The decision to strike the signatures because of the deadline issue allowed the body to avoid making a decision on the unanswered legal question of which district the signatures should come from or where a potential recall election should be held because the 63rd Assembly District Vos was elected to in 2022 was declared unconstitutional by the state Supreme Court and replaced by the new 33rd Assembly District under new maps instituted in February.
The recall effort against Vos was organized by right wing figures who have objected to his perceived failure to go along with their efforts to overturn the results of the 2020 election. A faction of Republicans in Vos’ Racine County district have become increasingly antagonistic against the speaker, nearly defeating him in a 2022 primary campaign after his challenger, Adam Steen, was endorsed by former President Donald Trump. The recall organizers have gained support from high profile figures such as MyPillow CEO Mike Lindell and former state Supreme Court Justice Michael Gableman.
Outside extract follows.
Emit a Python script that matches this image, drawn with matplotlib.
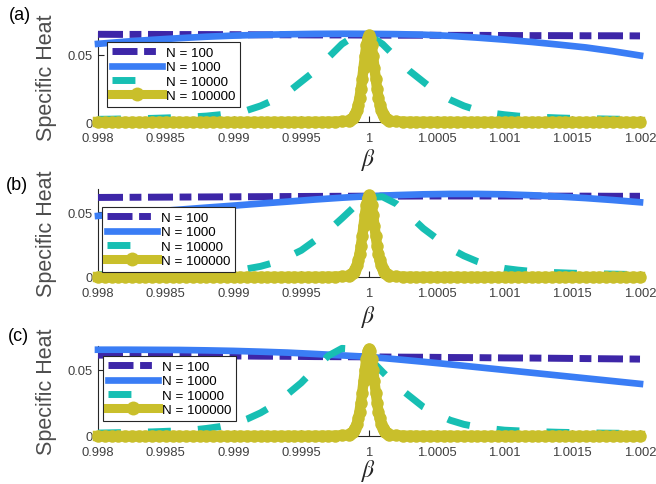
import numpy as np
import matplotlib
matplotlib.use('Agg')
import matplotlib.pyplot as plt

plt.rcParams['font.family'] = ['Liberation Sans', 'DejaVu Sans']
plt.rcParams['mathtext.fontset'] = 'stix'

# beta grids
beta_coarse = np.linspace(0.998, 1.002, 21)   # N = 100, 1000
beta_mid = np.linspace(0.998, 1.002, 41)      # N = 10000
beta_fine = np.concatenate([np.linspace(0.998, 0.99985, 38),
                            np.linspace(0.99986, 1.00014, 29),
                            np.linspace(1.00015, 1.002, 38)])  # N = 100000

# ---- panel (a)
n100_a = [0.0653, 0.0652, 0.0652, 0.0651, 0.0651, 0.0650, 0.0649, 0.0649, 0.0648, 0.0648, 0.0647,
          0.0646, 0.0646, 0.0645, 0.0645, 0.0644, 0.0643, 0.0643, 0.0642, 0.0642, 0.0641]
n1000_a = [0.0582, 0.0598, 0.0612, 0.0624, 0.0635, 0.0643, 0.0649, 0.0653, 0.0656, 0.0657, 0.0656,
           0.0654, 0.0650, 0.0641, 0.0628, 0.0613, 0.0596, 0.0576, 0.0555, 0.0527, 0.0495]
n10000_a = [0.0020, 0.0021, 0.0023, 0.0025, 0.0027, 0.0030, 0.0034, 0.0038, 0.0044, 0.0054,
            0.0067, 0.0087, 0.0120, 0.0165, 0.0220, 0.0300, 0.0380, 0.0480, 0.0580, 0.0645,
            0.0645, 0.0580, 0.0480, 0.0380, 0.0300, 0.0220, 0.0165, 0.0120, 0.0087, 0.0067,
            0.0054, 0.0044, 0.0038, 0.0034, 0.0030, 0.0027, 0.0025, 0.0023, 0.0021, 0.0020, 0.0019]
peak_a = [0.0015, 0.0021, 0.0030, 0.0043, 0.0063, 0.0092, 0.0130, 0.0180, 0.0245, 0.0320,
          0.0405, 0.0490, 0.0570, 0.0625, 0.0644, 0.0625, 0.0570, 0.0490, 0.0405, 0.0320,
          0.0245, 0.0180, 0.0130, 0.0092, 0.0063, 0.0043, 0.0030, 0.0021, 0.0015]

# ---- panel (b)
n100_b = [0.0612, 0.0613, 0.0614, 0.0615, 0.0616, 0.0617, 0.0618, 0.0619, 0.0620, 0.0621, 0.0622,
          0.0622, 0.0623, 0.0623, 0.0623, 0.0623, 0.0623, 0.0622, 0.0622, 0.0621, 0.0621]
n1000_b = [0.0470, 0.0487, 0.0503, 0.0518, 0.0534, 0.0549, 0.0565, 0.0580, 0.0596, 0.0610, 0.0622,
           0.0630, 0.0636, 0.0639, 0.0639, 0.0636, 0.0629, 0.0619, 0.0607, 0.0592, 0.0575]
n10000_b = [0.0018, 0.0019, 0.0020, 0.0022, 0.0024, 0.0026, 0.0029, 0.0033, 0.0036, 0.0041,
            0.0051, 0.0063, 0.0082, 0.0111, 0.0154, 0.0205, 0.0280, 0.0357, 0.0451, 0.0549,
            0.0612, 0.0617, 0.0564, 0.0472, 0.0374, 0.0296, 0.0219, 0.0163, 0.0119, 0.0086,
            0.0066, 0.0053, 0.0043, 0.0036, 0.0033, 0.0029, 0.0027, 0.0024, 0.0022, 0.0020, 0.0019]
peak_b = [0.0015, 0.0020, 0.0029, 0.0042, 0.0061, 0.0090, 0.0127, 0.0175, 0.0239, 0.0312,
          0.0394, 0.0477, 0.0555, 0.0609, 0.0627, 0.0609, 0.0555, 0.0477, 0.0394, 0.0312,
          0.0239, 0.0175, 0.0127, 0.0090, 0.0061, 0.0042, 0.0029, 0.0020, 0.0015]

# ---- panel (c)
n100_c = [0.0611, 0.0610, 0.0609, 0.0607, 0.0606, 0.0605, 0.0603, 0.0602, 0.0600, 0.0599, 0.0598,
          0.0596, 0.0595, 0.0593, 0.0592, 0.0590, 0.0589, 0.0587, 0.0585, 0.0583, 0.0581]
n1000_c = [0.0652, 0.0652, 0.0651, 0.0650, 0.0647, 0.0643, 0.0637, 0.0630, 0.0620, 0.0609, 0.0598,
           0.0580, 0.0561, 0.0541, 0.0520, 0.0499, 0.0478, 0.0457, 0.0436, 0.0415, 0.0394]
n10000_c = [0.0022, 0.0024, 0.0026, 0.0029, 0.0031, 0.0035, 0.0039, 0.0046, 0.0057, 0.0071,
            0.0093, 0.0128, 0.0175, 0.0235, 0.0317, 0.0402, 0.0507, 0.0606, 0.0662, 0.0656,
            0.0589, 0.0484, 0.0383, 0.0301, 0.0220, 0.0165, 0.0119, 0.0088, 0.0068, 0.0055,
            0.0044, 0.0039, 0.0035, 0.0031, 0.0028, 0.0026, 0.0024, 0.0022, 0.0021, 0.0020, 0.0019]
peak_c = [0.0015, 0.0021, 0.0031, 0.0044, 0.0064, 0.0094, 0.0133, 0.0184, 0.0251, 0.0327,
          0.0414, 0.0501, 0.0583, 0.0639, 0.0659, 0.0639, 0.0583, 0.0501, 0.0414, 0.0327,
          0.0251, 0.0184, 0.0133, 0.0094, 0.0064, 0.0044, 0.0031, 0.0021, 0.0015]

# N = 100000 tails (same in every panel)
tail_left = [0.00002, 0.00002, 0.00002, 0.00002, 0.00002, 0.00002, 0.00003, 0.00003, 0.00003, 0.00003,
             0.00003, 0.00003, 0.00004, 0.00004, 0.00004, 0.00004, 0.00004, 0.00005, 0.00005, 0.00005,
             0.00005, 0.00005, 0.00006, 0.00006, 0.00006, 0.00007, 0.00007, 0.00008, 0.00008, 0.00009,
             0.00010, 0.00010, 0.00011, 0.00014, 0.00018, 0.00025, 0.00045, 0.00105]
tail_right = [0.00105, 0.00045, 0.00025, 0.00018, 0.00014, 0.00011, 0.00010, 0.00010,
              0.00009, 0.00008, 0.00008, 0.00007, 0.00007, 0.00006, 0.00006, 0.00006, 0.00005, 0.00005,
              0.00005, 0.00005, 0.00005, 0.00004, 0.00004, 0.00004, 0.00004, 0.00004, 0.00003, 0.00003,
              0.00003, 0.00003, 0.00003, 0.00003, 0.00002, 0.00002, 0.00002, 0.00002, 0.00002, 0.00002]

labels = ['N = 100', 'N = 1000', 'N = 10000', 'N = 100000']
colors = ['#3d26a8', '#3a7df5', '#17bfb3', '#c9bf2b']
xticks = [0.998, 0.9985, 0.999, 0.9995, 1.0, 1.0005, 1.001, 1.0015, 1.002]
xticklabels = ['0.998', '0.9985', '0.999', '0.9995', '1', '1.0005', '1.001', '1.0015', '1.002']

W, H = 656, 485
fig = plt.figure(figsize=(W / 100, H / 100), dpi=100)

panels = [
    ('(a)', n100_a, n1000_a, n10000_a, peak_a, (33, 123), 0.067, (20, 15), 160, (107, 43)),
    ('(b)', n100_b, n1000_b, n10000_b, peak_b, (190, 278), 0.0677, (17, 186), 317, (102, 208)),
    ('(c)', n100_c, n1000_c, n10000_c, peak_c, (347, 437), 0.068, (18, 337), 471, (103, 357)),
]

for tag, y100, y1000, y10000, peak, (top, bot), ytop, tagpos, betay, legpos in panels:
    ax = fig.add_axes([98 / W, 1 - bot / H, 542 / W, (bot - top) / H])
    y100000 = tail_left + peak + tail_right

    ax.plot(beta_coarse, y100, color=colors[0], lw=5, dashes=(3.6, 0.95, 1.7, 0.95),
            label=labels[0], clip_on=False, zorder=3)
    ax.plot(beta_coarse, y1000, color=colors[1], lw=4.8, label=labels[1],
            clip_on=False, zorder=3)
    ax.plot(beta_mid, y10000, color=colors[2], lw=5, dashes=(3.3, 3.9),
            label=labels[2], clip_on=False, zorder=3)
    ax.plot(beta_fine, y100000, color=colors[3], lw=7.5, marker='o', ms=9, mew=0,
            label=labels[3], clip_on=False, zorder=3)

    ax.set_xlim(0.998, 1.002)
    ax.set_ylim(0, ytop)
    ax.set_xticks(xticks)
    ax.set_xticklabels(xticklabels)
    ax.set_yticks([0, 0.05])
    ax.set_yticklabels(['0', '0.05'])
    for s in ['top', 'right']:
        ax.spines[s].set_visible(False)
    for s in ['left', 'bottom']:
        ax.spines[s].set_color('#262626')
        ax.spines[s].set_linewidth(0.8)
    ax.tick_params(direction='in', length=4, width=0.8, colors='#262626',
                   labelcolor='#404040', labelsize=9.4)
    ax.tick_params(axis='x', pad=7)
    ax.tick_params(axis='y', pad=4)

    leg = ax.legend(loc='upper left', bbox_to_anchor=(legpos[0] / W, 1 - legpos[1] / H),
                    bbox_transform=fig.transFigure, borderaxespad=0, fontsize=9.6,
                    handlelength=3.75, handletextpad=0.3, borderpad=0.35, labelspacing=0.15,
                    fancybox=False, framealpha=1, edgecolor='#262626', numpoints=1)
    leg.get_frame().set_linewidth(0.8)
    leg.set_zorder(5)
    # legend marker for N = 100000 is drawn larger than the line, as in the original
    leg.legend_handles[3].set_linewidth(6.5)
    leg.legend_handles[3].set_markersize(10)

    fig.text(47 / W, 1 - (top + bot) / 2 / H, 'Specific Heat', rotation=90,
             ha='center', va='center', fontsize=15.5, color='#4d4d4d')
    fig.text(tagpos[0] / W, 1 - tagpos[1] / H, tag, ha='center', va='center',
             fontsize=13, color='black')
    fig.text(369 / W, 1 - betay / H, r'$\beta$', ha='center', va='center',
             fontsize=17, color='#262626')

fig.savefig('out.png', dpi=100)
Commissioners’ debate over the deadline at times turned philosophical as Democratic-appointee Mark Thomsen and Republican-appointee Don Millis — who was appointed to the commission by Vos — argued over whether the body should follow the exact letter of the law or if it should give leniency to the recall organizers and err on the side of respecting voters’ right to recall officials.
“I think we all try to follow the law, follow best practices,” Millis said.” We certainly have some disagreements on philosophy, and that bears out in the votes, but this is just following the statute, following our guidance. And I think, you know, I don’t look at this as applying to anyone [differently] … This doesn’t matter whether you’re the speaker of the Assembly or a backbencher in the minority, the same rules.”
But Thomsen, who said he thought the recall effort was a “waste of time, waste of money” and that Vos would win the election anyway, said repeatedly he thought denying the petition would violate the organizers’ constitutional right to force a recall after they’d collected the signatures of thousands of people who no longer want Vos to represent them.
He compared the decision to the commission’s vote in 2022 to allow Republican gubernatorial candidate Tim Michels access to the ballot despite a number of technical issues with his paperwork and said that if the commissioners gave Vos a pass, it would damage the reputation of the commission — which has already been subjected to numerous attacks since the 2020 election.
“At the end of the day, the public is going to perceive this,” Thomsen said. “Is this commission going to give Speaker Vos a pass on some technicality that we ignored every place else? Look, I sat here and I voted to put Mr. Michels on the ballot because I thought we had to have a fair election. We could have taken him off as a technicality. But, I mean, how would that — what would the state have said about us?”
“These folks, there have been two campaigns, they worked very, very hard,” he continued. “They failed the first time, they came back, and now they cross the finish line by 16 votes, following the same rules that we applied for [nomination] papers. Why should I ignore that? We just put people on the ballot because I think it’s good for people to vote. Why should I just ignore these 6,000 folks and their right to recall? I don’t know if they even have a chance of winning it, but don’t they, haven’t they met their burden to at least get to vote?”